William Wegman is an internationally renowned artist and photographer, whose photographs, videos and paintings have been exhibited in museums and galleries across the world. He is best known for his on-going artistic collaborations with his Weimaraners, his lifelong muses.
In 1979, William Wegman was invited by the Polaroid Corporation to work with the recently developed 20 x 24 Polaroid camera. Inspired by this new medium, Wegman made some of his first colour photographs, continuing his collaboration with his dog Man Ray who had been central to Wegman’s 1970s black and white photographs and video work. Wegman continued to work extensively with the 20 x 24 Polaroid camera until 2007 when Polaroid stopped producing film. In his over thirty years of working with this camera, Wegman explored a rich and wide range of themes from abstraction and anthropomorphism to surrealism, cubism and colour theory. Each new dog suggests new ideas and new ways of working. Fay Ray followed Man Ray in 1987 and her children and their children provided a large and on going cast of characters.

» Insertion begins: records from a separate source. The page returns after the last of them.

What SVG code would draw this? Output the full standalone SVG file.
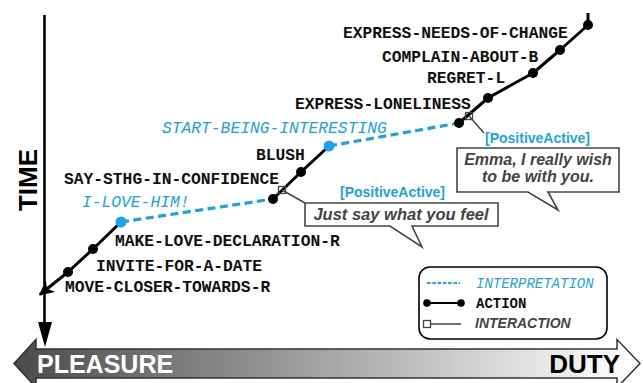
<svg xmlns="http://www.w3.org/2000/svg" width="643" height="383" viewBox="0 0 643 383">
<defs>
<linearGradient id="band" x1="0" y1="0" x2="1" y2="0">
<stop offset="0" stop-color="#4a4a4a"/>
<stop offset="0.45" stop-color="#9c9c9c"/>
<stop offset="0.92" stop-color="#f4f4f4"/>
<stop offset="1" stop-color="#ffffff"/>
</linearGradient>
<marker id="ah" viewBox="0 0 10 10" refX="9" refY="5" markerWidth="5" markerHeight="5" orient="auto" markerUnits="strokeWidth">
<path d="M0,0 L10,5 L0,10 L3,5 Z" fill="#000"/>
</marker>
<style>
.lbl{font-family:"Liberation Mono","DejaVu Sans Mono",monospace;font-weight:bold;font-size:16.3px;fill:#111}
.blu{font-family:"Liberation Mono","DejaVu Sans Mono",monospace;font-style:italic;font-size:16.3px;fill:#1ba3e6}
.act{stroke:#000;stroke-width:3;fill:none;stroke-linejoin:round}
.itp{stroke:#1ba3e6;stroke-width:3.2;stroke-dasharray:8 4.5;fill:none}
.dot{fill:#000}
.bdot{fill:#1ba3e6}
.sq{fill:none;stroke:#444;stroke-width:1.3}
.con{stroke:#444;stroke-width:1.5;fill:none}
.bal{fill:#fff;stroke:#444;stroke-width:1.6}
.btx{font-family:"Liberation Sans",Arial,sans-serif;font-weight:bold;font-style:italic;font-size:16.5px;fill:#444}
.pa{font-family:"Liberation Sans",Arial,sans-serif;font-weight:bold;font-size:14px;fill:#1ba3e6}
</style>
</defs>
<rect width="643" height="383" fill="#fff"/>

<g id="time-axis">
<line x1="44.5" y1="15" x2="44.5" y2="325" stroke="#000" stroke-width="2.6"/>
<polygon points="38,322 52,322 45,347" fill="#000"/>
<text transform="translate(37,180) rotate(-90)" text-anchor="middle" font-family="'Liberation Sans',Arial,sans-serif" font-weight="bold" font-size="26" fill="#000">TIME</text>
</g>

<g id="pleasure-duty-axis">
<polygon points="14,363.5 36,339.5 36,349 617,349 617,339.5 640,363.5 617,387.5 617,378 36,378 36,387.5" fill="url(#band)" stroke="#333" stroke-width="1.5"/>
<text x="37" y="373" font-family="'Liberation Sans',Arial,sans-serif" font-weight="bold" font-size="25" fill="#fff">PLEASURE</text>
<text x="620" y="373" text-anchor="end" font-family="'Liberation Sans',Arial,sans-serif" font-weight="bold" font-size="26" fill="#000">DUTY</text>
</g>

<g id="connectors">
<polyline class="act" points="121,222 93,249 68,272 40,294.5" marker-end="url(#ah)"/>
<line class="itp" x1="121" y1="222" x2="273" y2="199"/>
<polyline class="act" points="273,199 301,172 329,146"/>
<line class="itp" x1="329" y1="146" x2="459" y2="123"/>
<polyline class="act" points="459,123 488,98 533,73 560,50 588,25 588,13"/>
<line class="con" x1="282" y1="190" x2="305" y2="203"/>
<line class="con" x1="469" y1="116" x2="484" y2="133"/>
</g>

<g id="n-move-closer"><circle class="dot" cx="68" cy="272" r="5"/><text class="lbl" x="65" y="292">MOVE-CLOSER-TOWARDS-R</text></g>
<g id="n-invite"><circle class="dot" cx="93" cy="249" r="5"/><text class="lbl" x="96" y="271">INVITE-FOR-A-DATE</text></g>
<g id="n-make-love"><text class="lbl" x="115" y="246">MAKE-LOVE-DECLARATION-R</text></g>
<g id="n-i-love-him"><circle class="bdot" cx="121" cy="222" r="5.5"/><text class="blu" x="82" y="207">I-LOVE-HIM!</text></g>
<g id="n-say-sthg"><circle class="dot" cx="273" cy="199" r="5"/><text class="lbl" x="64" y="184">SAY-STHG-IN-CONFIDENCE</text></g>
<g id="i-say-sthg"><rect class="sq" x="278.5" y="186.5" width="7" height="7"/></g>
<g id="n-blush"><circle class="dot" cx="301" cy="172" r="5"/><text class="lbl" x="256" y="160">BLUSH</text></g>
<g id="n-start-being"><circle class="bdot" cx="329" cy="146" r="5.5"/><text class="blu" x="162" y="133">START-BEING-INTERESTING</text></g>
<g id="n-express-loneliness"><circle class="dot" cx="459" cy="123" r="5"/><text class="lbl" x="295" y="109">EXPRESS-LONELINESS</text></g>
<g id="i-express-loneliness"><rect class="sq" x="465.5" y="112.5" width="7" height="7"/></g>
<g id="n-regret"><circle class="dot" cx="488" cy="98" r="5"/><text class="lbl" x="427" y="83">REGRET-L</text></g>
<g id="n-complain"><circle class="dot" cx="533" cy="73" r="5"/><text class="lbl" x="382" y="62">COMPLAIN-ABOUT-B</text></g>
<g id="n-express-needs"><circle class="dot" cx="560" cy="50" r="5"/><text class="lbl" x="343" y="38">EXPRESS-NEEDS-OF-CHANGE</text></g>
<g id="n-top"><circle class="dot" cx="588" cy="25" r="5"/></g>

<g id="balloon-just-say">
<text class="pa" x="340" y="197">[PositiveActive]</text>
<path class="bal" d="M305,203 H498 V226 H412 L422,247 L390,226 H305 Z"/>
<text class="btx" x="401" y="220" text-anchor="middle">Just say what you feel</text>
</g>

<g id="balloon-emma">
<text class="pa" x="485" y="143">[PositiveActive]</text>
<path class="bal" d="M457,148 H619 V192 H548 L558,210 L528,192 H457 Z"/>
<text class="btx" text-anchor="middle" style="font-size:16px"><tspan x="538" y="164.5">Emma, I really wish</tspan><tspan x="538" y="182">to be with you.</tspan></text>
</g>

<g id="legend">
<rect x="419" y="267" width="188" height="72" rx="11" ry="11" fill="#fff" stroke="#000" stroke-width="1.6"/>
<line x1="427" y1="283" x2="460" y2="283" stroke="#1ba3e6" stroke-width="1.8" stroke-dasharray="3.5 1.8"/>
<text x="476" y="287.5" font-family="'Liberation Mono',monospace" font-style="italic" font-size="14" fill="#1ba3e6">INTERPRETATION</text>
<line x1="427" y1="303" x2="461" y2="303" stroke="#000" stroke-width="2.2"/>
<circle cx="427" cy="303" r="3.8" fill="#000"/>
<circle cx="461" cy="303" r="3.8" fill="#000"/>
<text x="476" y="307.5" font-family="'Liberation Mono',monospace" font-weight="bold" font-size="14" fill="#111">ACTION</text>
<rect x="423.5" y="320.5" width="7" height="7" fill="none" stroke="#444" stroke-width="1.3"/>
<line x1="430.5" y1="324" x2="461" y2="324" stroke="#444" stroke-width="1.5"/>
<text x="475" y="328" font-family="'Liberation Sans',Arial,sans-serif" font-weight="bold" font-style="italic" font-size="14" fill="#444">INTERACTION</text>
</g>
</svg>
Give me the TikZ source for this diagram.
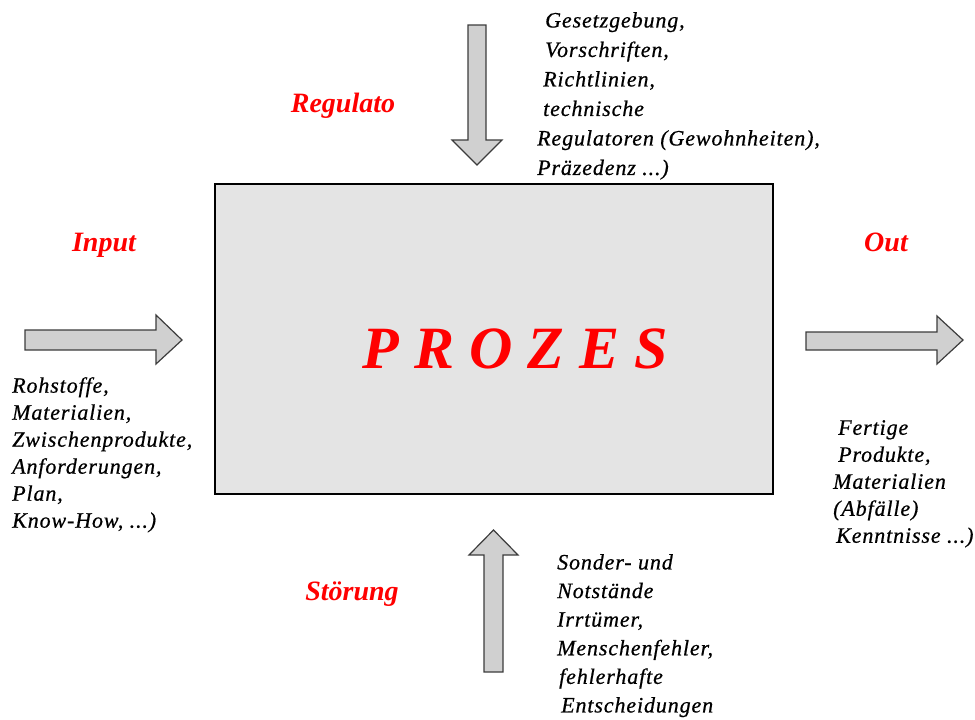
\documentclass[tikz,border=0pt]{standalone}
\usepackage{fontspec}
\setmainfont{Liberation Serif}
\newfontfamily\txtfont[LetterSpace=4,FakeBold=0.6]{Liberation Serif}
\newfontfamily\prozfont[LetterSpace=25]{Liberation Serif}
\definecolor{boxgray}{HTML}{E4E4E4}
\definecolor{arrowgray}{HTML}{D0D0D0}
\definecolor{edgegray}{HTML}{3C3C3C}
\begin{document}
\begin{tikzpicture}[x=1pt,y=-1pt,
  redlabel/.style={text=red,inner sep=0pt,anchor=base,font=\fontsize{28}{32}\selectfont\bfseries\itshape},
  txtblock/.style={inner sep=0pt,anchor=north west,align=left,font=\txtfont\fontsize{22}{27}\selectfont\itshape},
  bigarrow/.style={fill=arrowgray,draw=edgegray,line width=1.2pt,line join=miter}]
\useasboundingbox (0,0) rectangle (975,720);
% central process box
\node (box) [draw=black,line width=1.5pt,fill=boxgray,minimum width=558pt,minimum height=310pt,inner sep=0pt] at (494,339) {};
\node (proz) [text=red,inner sep=0pt,anchor=base,font=\prozfont\fontsize{60}{66}\selectfont\bfseries\itshape] at (515,368) {PROZES};
% arrows
\draw[bigarrow] (468,25) -- (486,25) -- (486,140) -- (502,140) -- (477,165) -- (452,140) -- (468,140) -- cycle;
\draw[bigarrow] (25,330) -- (156,330) -- (156,315) -- (182,340) -- (156,364) -- (156,350) -- (25,350) -- cycle;
\draw[bigarrow] (806,332) -- (937,332) -- (937,316) -- (963,340) -- (937,364) -- (937,350) -- (806,350) -- cycle;
\draw[bigarrow] (484,672) -- (484,555) -- (469,555) -- (493.5,530) -- (518,555) -- (503,555) -- (503,672) -- cycle;
% red labels
\node (reg) [redlabel] at (343,112) {Regulato};
\node (inp) [redlabel] at (104,251) {Input};
\node (out) [redlabel] at (886,251) {Out};
\node (stor) [redlabel] at (352,600) {Störung};
% text blocks
\node (toptxt) [txtblock,font=\txtfont\fontsize{22}{29.5}\selectfont\itshape] at (537,12) {\hspace*{8pt}Gesetzgebung,\\\hspace*{8pt}Vorschriften,\\\hspace*{6pt}Richtlinien,\\\hspace*{6pt}technische\\Regulatoren (Gewohnheiten),\\Präzedenz ...)};
\node (lefttxt) [txtblock] at (12,377) {Rohstoffe,\\Materialien,\\Zwischenprodukte,\\Anforderungen,\\Plan,\\Know-How, ...)};
\node (righttxt) [txtblock] at (833,420) {\hspace*{5pt}Fertige\\\hspace*{5pt}Produkte,\\Materialien\\(Abfälle)\\\hspace*{3pt}Kenntnisse ...)};
\node (bottxt) [txtblock,font=\txtfont\fontsize{22}{28.6}\selectfont\itshape] at (557,554) {Sonder- und\\Notstände\\Irrtümer,\\Menschenfehler,\\\hspace*{2pt}fehlerhafte\\\hspace*{4pt}Entscheidungen};
\end{tikzpicture}
\end{document}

William Wegman is best known for his ongoing artistic collaborations with his Weimaraners. Wegman’s early work focused on black and white photographs and moving images that utilised the subtlest of visual puns to convey their message. Man Ray, his first Weimaraner, became a central figure in Wegman’s early photographs and video works. He became an early exponent of conceptual art, and his first works were performance based. Pieces included throwing radios off a roof and floating Styrofoam letters along the Milwaukee River. An installation work was included in Harold Szeemann’s influential exhibition Live in Your Head: When Attitudes Become Form in Bern in 1969, alongside works by Joseph Beuys, Richard Serra and Bruce Nauman.
Wegman’s first photographs and films were made as a way of documenting these early ephemeral and performance-based works, although they quickly became the focus of his artistic output. Wegman returned to photographing dogs in 1987, using a large format 20×24 inch Polaroid camera. Wegman worked extensively with the Polaroid format from 1979 until 2007.
William Wegman was born in Holyoke, Massachusetts in 1943. He received a BFA from the Massachusetts College of Art, Boston and an MFA in painting from the University of Illinois, Urbana-Champagne in 1967. Wegman has been the recipient of two Guggenheim Fellowships and two National Endowment for the Arts grants and his work has been exhibited in museums and galleries across the world. These have included the seminal exhibitions When Attitudes Become Form and Documenta V, as well as a retrospective organised by the Kunstmuseum Lucerne in 1990, which travelled to museums including the Centre Pompidou, Paris and The Whitney Museum of American Art, New York. Recent exhibitions include William Wegman and California Conceptualism, at the Metropolitan Museum of Art in 2018, and Being Human, which was the central exhibition at Rencontres de la Photographie in Arles in the summer of the same year.
William Wegman lives and works in New York and Maine.